Tesseract on 100s, 1000s of Files

The real benefit to using Tesseract over other OCR tools is the speed and ease of processing batches of files.

Basic input:

From within the directory of files (in this case, .jpg files). For each .jpg:

  • Echo the name of the file (to keep track of what is being processed)
  • Instruct tesseract to run on a page, generate an image output, and apply any parameters.
  • complete the loop with “done”

Input:

for page in *.jpg
do 
    echo "$page"
    tesseract "$page" "$page-output" -l eng
done

Did it work? First check if the files have been created by listing everything in the folder:

Input:

ls

You should have a .txt file for every image file in the directory. The next step is to figure out if tesseract actually ran and wrote text to each file.
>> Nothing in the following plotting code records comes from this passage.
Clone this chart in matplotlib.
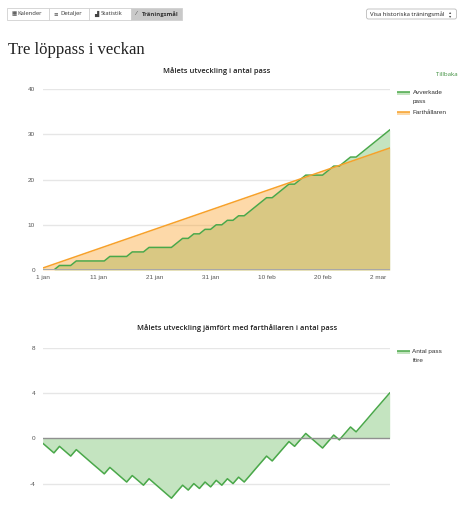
import matplotlib
matplotlib.use("Agg")
import matplotlib.pyplot as plt
from matplotlib.patches import Rectangle, FancyBboxPatch

plt.rcParams["axes.unicode_minus"] = False

# ---------------- data ----------------
days = list(range(63))  # day 0 = 1 jan ... day 62 = 3 mar
completed = [0, 0, 0, 1, 1, 1, 2, 2, 2, 2, 2, 2, 3, 3, 3, 3, 4, 4, 4, 5,
             5, 5, 5, 5, 6, 7, 7, 8, 8, 9, 9, 10, 10, 11, 11, 12, 12, 13, 14, 15,
             16, 16, 17, 18, 19, 19, 20, 21, 21, 21, 21, 22, 23, 23, 24, 25, 25, 26, 27, 28,
             29, 30, 31]
pacer_days = [0, 62]
pacer_values = [0.43, 27.0]
difference = [-0.43, -0.86, -1.29, -0.71, -1.14, -1.57, -1.00, -1.43, -1.86, -2.29,
              -2.71, -3.14, -2.57, -3.00, -3.43, -3.86, -3.29, -3.71, -4.14, -3.57,
              -4.00, -4.43, -4.86, -5.29, -4.71, -4.14, -4.57, -4.00, -4.43, -3.86,
              -4.29, -3.71, -4.14, -3.57, -4.00, -3.43, -3.86, -3.29, -2.71, -2.14,
              -1.57, -2.00, -1.43, -0.86, -0.29, -0.71, -0.14, 0.43, 0.00, -0.43,
              -0.86, -0.29, 0.29, -0.14, 0.43, 1.00, 0.57, 1.14, 1.71, 2.29,
              2.86, 3.43, 4.00]
xtick_days = [0, 10, 20, 30, 40, 50, 60]
xtick_labels = ["1 jan", "11 jan", "21 jan", "31 jan", "10 feb", "20 feb", "2 mar"]
top_yticks = [0, 10, 20, 30, 40]
bottom_yticks = [-4, 0, 4, 8]
nav_buttons = ["Kalender", "Detaljer", "Statistik", "Träningsmål"]

# ---------------- style ----------------
GREEN = "#4aa84a"
GREEN_FILL = "#c4e4c0"
ORANGE = "#f7a12a"
ORANGE_FILL = (250/255, 160/255, 40/255)
GRID = "#e6e6e6"
AXIS = "#a8a8a8"
TICK = "#555555"
SANS = ["Open Sans", "DejaVu Sans"]
TICKFONT = ["Liberation Sans", "DejaVu Sans"]

W, H = 462, 512
fig = plt.figure(figsize=(W/100, H/100), dpi=100)

def px_axes(x0, y0, x1, y1):
    return fig.add_axes([x0/W, (H-y1)/H, (x1-x0)/W, (y1-y0)/H])

# ---------------- top chart ----------------
ax1 = px_axes(42.7, 89.3, 389.7, 270)
ax1.fill_between(days, completed, 0, color=GREEN_FILL, lw=0, zorder=1)
ax1.fill_between(pacer_days, pacer_values, 0, color=ORANGE_FILL, alpha=0.4, lw=0, zorder=2)
ax1.plot(days, completed, color=GREEN, lw=1.1, zorder=4)
ax1.plot(pacer_days, pacer_values, color=ORANGE, lw=1.1, zorder=5)
ax1.set_xlim(0, 62)
ax1.set_ylim(0, 40)
ax1.set_yticks(top_yticks)
ax1.set_xticks(xtick_days)
ax1.set_xticklabels(xtick_labels)
for y in top_yticks[1:]:
    ax1.axhline(y, color=GRID, lw=1.0, zorder=0.5)
ax1.axhline(0, color=AXIS, lw=1.4, zorder=6)

# ---------------- bottom chart ----------------
ax2 = px_axes(42.7, 347.7, 389.7, 528.9)
ax2.fill_between(days, difference, 0, color=GREEN_FILL, lw=0, zorder=1)
ax2.plot(days, difference, color=GREEN, lw=1.1, zorder=4)
ax2.set_xlim(0, 62)
ax2.set_ylim(-8, 8)
ax2.set_yticks(bottom_yticks)
ax2.set_xticks([])
for y in bottom_yticks:
    if y != 0:
        ax2.axhline(y, color=GRID, lw=1.0, zorder=0.5)
ax2.axhline(0, color="#909090", lw=1.0, zorder=6)

for ax in (ax1, ax2):
    for s in ax.spines.values():
        s.set_visible(False)
    ax.tick_params(length=0, labelsize=4.6, colors=TICK, pad=5.5)
    ax.tick_params(axis="x", pad=3.5)
    for lab in ax.get_xticklabels() + ax.get_yticklabels():
        lab.set_family(TICKFONT)
    ax.set_facecolor("none")

# ---------------- overlay (pixel coords) ----------------
ov = fig.add_axes([0, 0, 1, 1], zorder=10)
ov.set_xlim(0, W)
ov.set_ylim(H, 0)
ov.axis("off")
ov.patch.set_alpha(0)

# nav buttons
edges = [6.7, 49.3, 89.3, 130.7, 182]
icons = ["▦", "≡", "▟", "⁄"]
for i, name in enumerate(nav_buttons):
    sel = (i == 3)
    ov.add_patch(Rectangle((edges[i], 7.5), edges[i+1]-edges[i], 12.5,
                           facecolor="#c9c9c9" if sel else "white",
                           edgecolor="#d0d0d0", lw=0.6))
    ov.text(edges[i] + 4.5, 13.8, icons[i], fontsize=4, color="#444444",
            va="center", ha="left", family=["DejaVu Sans"])
    ov.text(edges[i] + 11, 13.8, name, fontsize=4.2, color="#333333",
            va="center", ha="left", family=SANS,
            fontweight="bold" if sel else "normal")

# dropdown
ov.add_patch(FancyBboxPatch((366.5, 9), 90, 10, boxstyle="round,pad=0,rounding_size=2",
                            facecolor="white", edgecolor="#bbbbbb", lw=0.6))
ov.text(370, 14, "Visa historiska träningsmål", fontsize=4.3, color="#222222",
        va="center", ha="left", family=SANS)
ov.text(450.5, 12.3, "▴", fontsize=3.2, color="#444444", va="center", ha="center",
        family=["DejaVu Sans"])
ov.text(450.5, 15.7, "▾", fontsize=3.2, color="#444444", va="center", ha="center",
        family=["DejaVu Sans"])

# page title
ov.text(8.5, 54.5, "Tre löppass i veckan", fontsize=12, color="#222222",
        va="baseline", ha="left", family=["Liberation Serif", "DejaVu Serif"])

# chart titles
ov.text(217, 71.5, "Målets utveckling i antal pass", fontsize=5.4, color="#222222",
        va="center", ha="center", family=SANS, fontweight="semibold")
ov.text(237.5, 328.5, "Målets utveckling jämfört med farthållaren i antal pass",
        fontsize=5.4, color="#222222", va="center", ha="center", family=SANS,
        fontweight="semibold")

# Tillbaka link
ov.text(458, 75, "Tillbaka", fontsize=4.4, color="#3d8f3d", va="center", ha="right",
        family=SANS)

# legends
def legend_symbol(y, line_color, fill_color):
    ov.add_patch(Rectangle((396.5, y), 13.5, 2.6, facecolor=fill_color, lw=0))
    ov.plot([396.5, 410], [y, y], color=line_color, lw=1.1, solid_capstyle="butt")

legend_symbol(92.3, GREEN, GREEN_FILL)
ov.text(412.5, 92.3, "Avverkade", fontsize=4.6, color="#333333", va="center", ha="left",
        family=TICKFONT)
ov.text(412.5, 101.3, "pass", fontsize=4.6, color="#333333", va="center", ha="left",
        family=TICKFONT)
legend_symbol(112.3, ORANGE, "#fdd9a8")
ov.text(412.5, 112.0, "Farthållaren", fontsize=4.6, color="#333333", va="center", ha="left",
        family=TICKFONT)

legend_symbol(351.3, GREEN, GREEN_FILL)
ov.text(412.5, 351.0, "Antal pass", fontsize=4.6, color="#333333", va="center", ha="left",
        family=TICKFONT)
ov.text(412.5, 360.0, "före", fontsize=4.6, color="#333333", va="center", ha="left",
        family=TICKFONT)

fig.savefig("out.png", dpi=100)
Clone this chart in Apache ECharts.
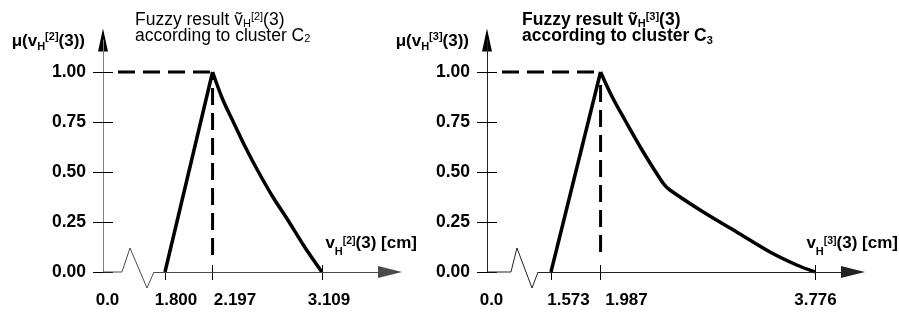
<!DOCTYPE html>
<html>
<head>
<meta charset="utf-8">
<script src="https://cdn.jsdelivr.net/npm/echarts@6/dist/echarts.min.js"></script>
<style>
html, body { margin: 0; padding: 0; background: #fff; }
#main { width: 899px; height: 314px; }
</style>
</head>
<body>
<div id="main"></div>
<script>
// y 轴刻度
var yTicks = [0, 0.25, 0.5, 0.75, 1];

// 左图：cluster C2
var c2Ticks = [1.800, 2.197, 3.109];
var c2Labels = ['0.0', '1.800', '2.197', '3.109'];
var c2Rise = [[1.800, 0], [2.197, 1]];
var c2Fall = [[2.197, 1], [2.28, 0.865], [2.37, 0.75], [2.47, 0.625], [2.58, 0.5], [2.70, 0.375], [2.83, 0.255], [2.965, 0.125], [3.109, 0]];
var c2Break = [[1.441, 0], [1.508, 0.12], [1.650, -0.08], [1.708, 0]];

// 右图：cluster C3
var c3Ticks = [1.573, 1.987, 3.776];
var c3Labels = ['0.0', '1.573', '1.987', '3.776'];
var c3Rise = [[1.573, 0], [1.987, 1]];
var c3Fall = [[1.987, 1], [2.08, 0.88], [2.19, 0.76], [2.333, 0.61], [2.508, 0.445], [2.566, 0.41], [2.844, 0.30], [3.123, 0.20], [3.401, 0.10], [3.624, 0.035], [3.776, 0]];
var c3Break = [[1.239, 0], [1.289, 0.12], [1.415, -0.08], [1.465, 0]];

var FONT = 'Liberation Sans, Arial, Helvetica, sans-serif';

var panels = [{
	grid: { left: 103, top: 40, width: 287, height: 232 },
	min: 1.283, max: 3.677,
	ticks: c2Ticks, labels: c2Labels, shift: [4.5, 11, 22.4, 7.1],
	rise: c2Rise, fall: c2Fall, brk: c2Break,
	yLine: '#808080', xLine: '#4a4a4a',
	vEnd: 0.085, nameGap: 27, idx: '2', bold: false, titleLeft: 135
}, {
	grid: { left: 487, top: 40, width: 366, height: 232 },
	min: 1.039, max: 4.094,
	ticks: c3Ticks, labels: c3Labels, shift: [4.5, 17.5, 25.9, 0.6],
	rise: c3Rise, fall: c3Fall, brk: c3Break,
	yLine: '#222', xLine: '#222',
	vEnd: 0.1, nameGap: 45, idx: '3', bold: true, titleLeft: 522
}];

var grids = [], xAxes = [], yAxes = [], series = [], titles = [];

panels.forEach(function (p, i) {
	var pxPerUnit = p.grid.width / (p.max - p.min);
	var labelValues = [p.min].concat(p.ticks);
	var peak = p.rise[1];
	var weight = p.bold ? 'bold' : 'normal';

	grids.push(Object.assign({ outerBoundsMode: 'none' }, p.grid));

	// 标签的横向偏移
	var labelRich = {};
	p.shift.forEach(function (s, k) {
		labelRich['s' + k] = {
			fontFamily: FONT, fontSize: 17, fontWeight: 'bold', color: '#000',
			padding: s >= 0 ? [0, 0, 0, 2 * s] : [0, -2 * s, 0, 0]
		};
	});

	xAxes.push({
		type: 'value', gridIndex: i, position: 'bottom',
		min: p.min, max: p.max,
		name: 'v{h|H}{b|[' + p.idx + ']}(3) [cm]',
		nameLocation: 'end', nameGap: p.nameGap,
		nameTextStyle: {
			align: 'right', verticalAlign: 'bottom', padding: [0, 0, 19, 0],
			fontFamily: FONT, fontSize: 17, fontWeight: 'bold', color: '#000', lineHeight: 20,
			rich: {
				h: { fontFamily: FONT, fontSize: 11, fontWeight: 'bold', color: '#000', lineHeight: 2, padding: [17, 0, 0, 0] },
				b: { fontFamily: FONT, fontSize: 10.5, fontWeight: 'bold', color: '#000', lineHeight: 2, padding: [0, 0, 3, 0] }
			}
		},
		axisLine: { show: false, onZero: false },
		axisTick: { customValues: p.ticks, length: 8, lineStyle: { color: '#000', width: 1 } },
		axisLabel: {
			customValues: labelValues, margin: 20,
			fontFamily: FONT, fontSize: 17, fontWeight: 'bold', color: '#000',
			formatter: function (v) {
				for (var k = 0; k < labelValues.length; k++) {
					if (Math.abs(labelValues[k] - v) < 1e-6) return '{s' + k + '|' + p.labels[k] + '}';
				}
				return '';
			},
			rich: labelRich
		},
		splitLine: { show: false }
	});
	xAxes.push({
		type: 'value', gridIndex: i, position: 'bottom',
		min: p.min, max: p.max,
		axisLine: { show: false, onZero: false },
		axisTick: { customValues: p.ticks, inside: true, length: 7, lineStyle: { color: '#000', width: 1 } },
		axisLabel: { show: false },
		splitLine: { show: false }
	});

	yAxes.push({
		type: 'value', gridIndex: i, position: 'left',
		min: 0, max: 1.16,
		name: 'μ(v{h|H}{b|[' + p.idx + ']}(3))',
		nameLocation: 'end', nameGap: -1,
		nameTextStyle: {
			align: 'right', verticalAlign: 'middle', padding: [0, 18, 0, 0],
			fontFamily: FONT, fontSize: 17, fontWeight: 'bold', color: '#000', lineHeight: 17,
			rich: {
				h: { fontFamily: FONT, fontSize: 11, fontWeight: 'bold', color: '#000', lineHeight: 2, padding: [12, 0, 0, 0] },
				b: { fontFamily: FONT, fontSize: 11, fontWeight: 'bold', color: '#000', lineHeight: 2, padding: [0, 0, 9, 0] }
			}
		},
		axisLine: {
			show: true, onZero: false,
			symbol: ['none', 'triangle'], symbolSize: [10, 23],
			lineStyle: { color: '#000', width: 1 }
		},
		axisTick: { customValues: yTicks, length: 10, lineStyle: { color: '#000', width: 1 } },
		axisLabel: {
			customValues: yTicks, margin: 17,
			fontFamily: FONT, fontSize: 17.5, fontWeight: 'bold', color: '#000',
			formatter: function (v) { return v.toFixed(2); }
		},
		splitLine: { show: false }
	});
	yAxes.push({
		type: 'value', gridIndex: i, position: 'left', z: 1,
		min: 0, max: 1.16,
		axisLine: { show: true, onZero: false, lineStyle: { color: p.yLine, width: 1 } },
		axisTick: { customValues: yTicks, inside: true, length: 10, lineStyle: { color: '#000', width: 1 } },
		axisLabel: { show: false },
		splitLine: { show: false }
	});

	var xi = 2 * i, yi = 2 * i;
	var base = [[p.min, 0]].concat(p.brk);

	// 断开的横轴与箭头
	series.push({
		type: 'line', xAxisIndex: xi, yAxisIndex: yi,
		data: base, symbol: 'none', clip: false, silent: true, animation: false,
		lineStyle: { color: p.xLine, width: 1 },
		markLine: {
			silent: true, animation: false,
			symbol: ['none', 'triangle'], symbolSize: [12, 24],
			label: { show: false },
			lineStyle: { type: 'solid', width: 1, color: p.xLine },
			data: [[{ coord: [p.brk[p.brk.length - 1][0], 0] }, { coord: [p.max, 0] }]]
		}
	});
	// 虚线
	series.push({
		type: 'line', xAxisIndex: xi, yAxisIndex: yi,
		data: [[p.min + 15 / pxPerUnit, 1], [peak[0], 1]],
		symbol: 'none', silent: true, animation: false,
		lineStyle: { color: '#000', width: 3, type: [17, 8] }
	});
	series.push({
		type: 'line', xAxisIndex: xi, yAxisIndex: yi,
		data: [[peak[0], p.vEnd], [peak[0], 1]],
		symbol: 'none', silent: true, animation: false,
		lineStyle: { color: '#000', width: 3, type: [17, 8] }
	});
	// 隶属函数
	series.push({
		type: 'line', xAxisIndex: xi, yAxisIndex: yi,
		data: p.rise, symbol: 'none', silent: true, animation: false,
		lineStyle: { color: '#000', width: 3.5, join: 'miter' }
	});
	series.push({
		type: 'line', xAxisIndex: xi, yAxisIndex: yi,
		data: p.fall, symbol: 'none', silent: true, animation: false,
		smooth: 0.3,
		lineStyle: { color: '#000', width: 3.5 }
	});

	titles.push({
		text: 'Fuzzy result ṽ{h|H}{b|[' + p.idx + ']}(3)\naccording to cluster C{c|' + p.idx + '}',
		left: p.titleLeft, top: 12, padding: 0,
		textStyle: {
			fontFamily: FONT, fontSize: 17.5, fontWeight: weight, color: '#000', lineHeight: 16,
			rich: {
				h: { fontFamily: FONT, fontSize: 11, fontWeight: weight, color: '#000', lineHeight: 2, padding: [8, 0, 0, 0] },
				b: { fontFamily: FONT, fontSize: 11, fontWeight: weight, color: '#000', lineHeight: 2, padding: [0, 0, 7, 0] },
				c: { fontFamily: FONT, fontSize: 11, fontWeight: weight, color: '#000', lineHeight: 2, padding: [p.bold ? 10 : 6, 0, 0, 0] }
			}
		}
	});
});

var myChart = echarts.init(document.getElementById('main'));
myChart.setOption({
	animation: false,
	backgroundColor: '#fff',
	title: titles,
	grid: grids,
	xAxis: xAxes,
	yAxis: yAxes,
	series: series
});
</script>
</body>
</html>
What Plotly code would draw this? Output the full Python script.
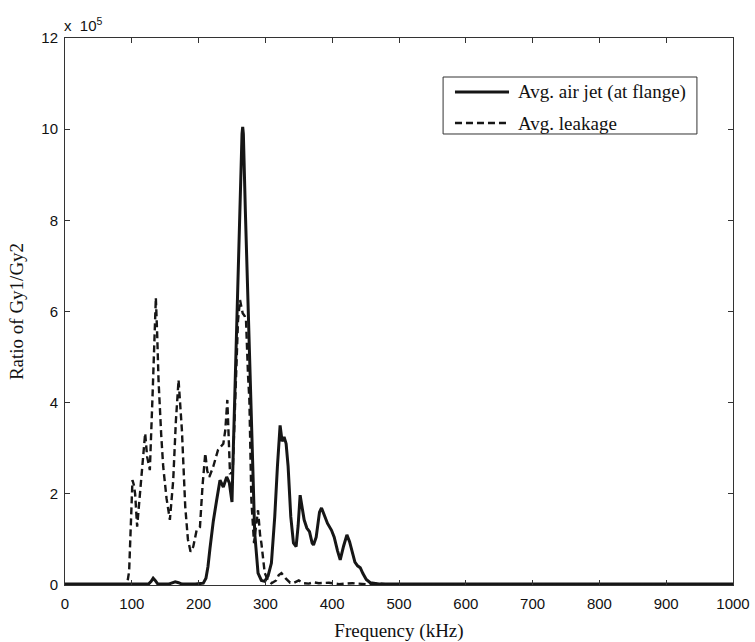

Run head to check.

Input:

head *.txt

Output example:

==> 00000012.jpg-output.txt <==
2 A CHRISTMAS CAROL.

hands shall not disturb it, or the Country ’s done for.
You will therefore permit me to repeat, emphati-
cally, that Marley was as dead as a door-nail.

Scrooge knew he was dead? Of course he did.
How could it be otherwise? Scrooge and he were
partners for I don’t know how many years. Scrooge
was his sole executor, his sole administrator, his

==> 00000013.jpg-output.txt <==
MARLEY'S GHOST. 3

would be in any other middle-aged gentleman rashly
turning out after dark in a breezy spot—say Saint
Paul’s Churchyard for instance—literally to astonish
his son’s weak mind.

Scrooge never painted out Old Marley’s name.
There it stood, years afterwards, above the ware-
house door: Scrooge and Marley. The firm was

If you are running OCR on batches of random images, separate text files are useful. However, if you have a single book, you probably want the full text bundled together.

We can combine cat and an output redirect to combine the files.

Input:

cat *.txt > full-book-title.txt

If it has run correctly, there will not be any message. To check if the file has been written correctly, we can run cat, less, head, or tail.